“What job can you get with an English degree?” is a tired, repetitive question that I find myself asked often. One reason I dislike this question is because I truly have no idea! My ever-changing answer runs from the practical to the fanciful: bookseller, editor, farmer, baker, someone who sits in a sunny patch of grass and reads books all day, librarian, etc. The other reason is because such a question feels so limiting and unimaginative, like if there’s not one capitalist career path then an English degree must be futile. However, I believe that there is nothing more worthwhile and meaningful than slowing down, getting quiet, and listening to other people’s stories.
Most of my life has been spent holding and being held by stories. Ever since I was little, I’ve run wild and barefoot through the world, imbued by a sense of adventure and romance from the books I read voraciously. Whether it be staying up past my bedtime with a book light and curled paperback in my hands, or nestled in with a hardcover, cat, and cup of tea, reading is pretty much all I’ve ever known.

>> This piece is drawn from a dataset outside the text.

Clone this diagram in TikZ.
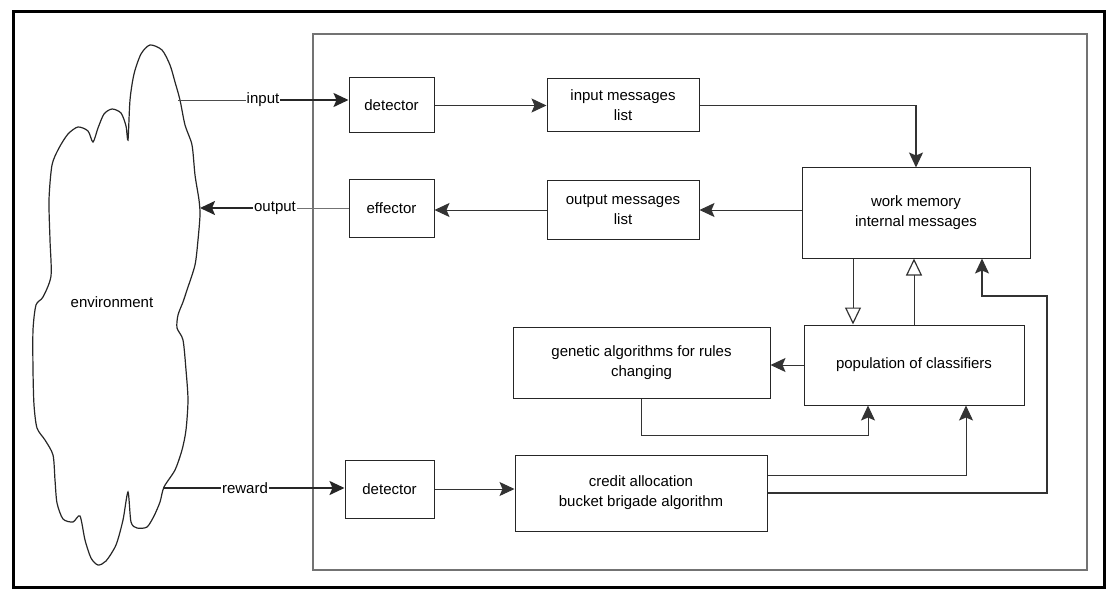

I even happily spent my lunch breaks in elementary school helping the librarian organize her bookshelves! For me, books don’t feel like an escape from the world, but rather another way of being fully present in it: curious, engaged, and connected to other beings. I always feel so grateful and full of light and wonder when I can enter such magical stories.
When I became a writing consultant in my university’s writing center, I knew that I enjoyed reading and editing other people’s words more than I enjoyed writing. Though maybe I first realized this when I spent more time editing my friends’ college admission essays than actually writing my own. My favorite part of university has definitely been my poetry classes. I didn’t read much poetry until college, but when I finally did, it felt like discovering an entirely new language to think and dream in. From Adrienne Rich to Tracy K. Smith to Robyn Schiff, I had no idea that poems could be such intimate, electrifying things. I especially love our peer workshops because of the way we collaborate and laugh and share in the joy and labor of creating poetry. It has been such a luxury to spend way too much time debating the meaning of a single word, or sharing what each other’s poems make us feel and see.
I always thought I would have to become an author or a poet in order to be a part of the literary world. However, I know that reading, editing, and publishing stories is just as vital as the actual writing and creating part of it. This is why I am so honored to have been given the opportunity to work for Sundress Publications as an editorial intern; I want to learn how to help others tell their stories, and I hope to contribute to a community of people who know that everyone has something urgent and beautiful to share with the world.
Abigail Renner is a junior at George Washington University studying English and American Studies. She is currently a writing consultant in her university writing center, where she loves unearthing writers’ voices and reading across a myriad of genres. She dreams of living on a farm, filling her shelves with romance novels, and laughing with friends over cups of peppermint tea.